Finanzielle Anreize zu höherer Rohstoffeffizienz

Insofern das Wirtschaftswachstum also ohnehin eine fiktive Größe ist und seine Bedeutung vor allem durch Suggestivwirkung erlangt, könnte man die Fiktion auch anders als durch die Hinnahme von Ressourcenverschleiß und Umweltzerstörung erzeugen. Anstatt die Gewinne zu versteuern, könnte der Rohstoff- und Ressourcenverbrauch versteuert werden. Da die Geschwindigkeit der Geldzirkulation dadurch nicht sinken würde, bliebe es fürs Wirtschaftswachstum vorerst beim Gleichen. Und da die Steuersumme insgesamt gleich hoch bliebe, würde sich auch für das Staatseinkommen nichts ändern. Die Ressourceneffizienz jedoch könnte erheblich erhöht werden und der Verbrauch von nicht erneuerbarer Quellen ließe sich regulieren.

Wer mehr verbraucht, zahlt mehr Steuern. Da aller Verbrauch von Ressourcen zu Lasten der Gemeinschaft geht, wäre die Rohstoffsteuer damit auch gerechter als die Einkommenssteuer, die sich kaum als Lenkungsmaßnahme ökologisch gemeinnützigen Handelns eignet. Die Höhe der Ressourcensteuern könnte sich dynamisch am Steuerbedarf des Staates sowie am ökologischen Wert der jeweiligen Ressourcen regulieren. Auf diese Weise würde erstmals für eine finanzielle Rückkopplung der Wirtschaft mit ihren natürlichen Grenzen gesorgt, welche von der Gesamtheit der verfügbaren Ressourcen vorgegeben sind. Die Wirtschaft ist ein offenes Untersystem des Ökosystems und kann sich unmöglich über dessen Grenzen hinausentwickeln. Solang die Wirtschaftentwicklung nicht finanziell an das vom irdischen Ökosystem vorgegebenen Ressourcenpotential gekoppelt wird, nähert sich der ökologische Crash der Wirtschaft in exponentieller Funktion zur Zeit.
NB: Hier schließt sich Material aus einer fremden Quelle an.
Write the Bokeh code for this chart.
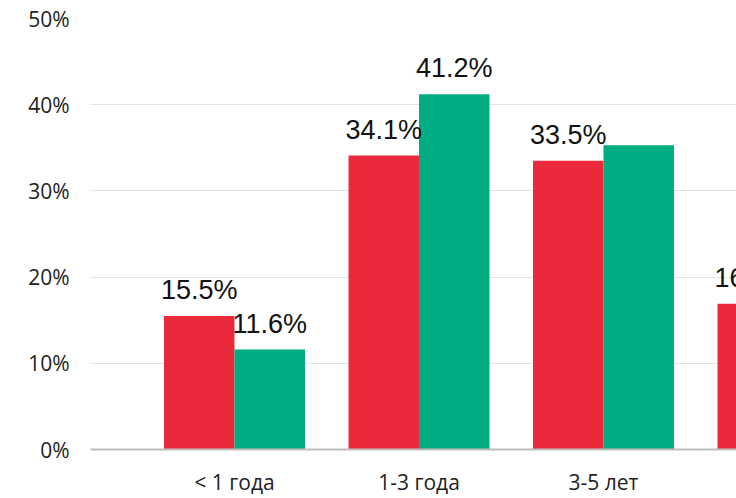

Ölsandproduktion in Kanada. Die derzeitige Produktion von 1,5 Milliarden Barrel Öl soll bis 2025 auf 3,5 Milliarden Barrel gesteigert werden. (Foto: Greenpeace)

Bisher berechnet sich der Preis für die Nutzung natürlicher Ressourcen nur über die Kosten, die für die Bereitstellung der Rohstoffe anfallen. Holz z.B. kostet soviel wie das Fällen, Transportieren, Trocknen und Sägen eines Baumes sowie das durch Spekulation beeinflusste Verhältnis von Angebot und Nachfrage. Und zwar unabhängig, ob es der erste oder letzte Baum eines Waldes ist, solang genügend andere Wälder den Weltmarktpreis für Holz stabil halten. Für Öl, Phosphor, Wasser, Fisch und Getreide funktioniert die Preisbildung ebenso. Ohne staatliche Eingriffe kann sich dies nicht ändern, da in der freien Wirtschaft sowohl die Folgekosten wie z.B. Grundwasser-, Boden- und Luftverschmutzung als auch das Aufbrauchen nicht erneuerbarer Ressourcen wie z.B. das Abpumpen fossiler Grundwasservorkommen außerhalb der vom Markt bestimmten Wirtschaftlichkeitsrechnungen bilanziert werden. Die Folgekosten verteilen sich auf die Gemeinschaft und werden letztendlich durch Steuergelder und den Verlust an Lebensqualität von der Gesamtheit der heutigen und künftigen Gemeinschaft getragen.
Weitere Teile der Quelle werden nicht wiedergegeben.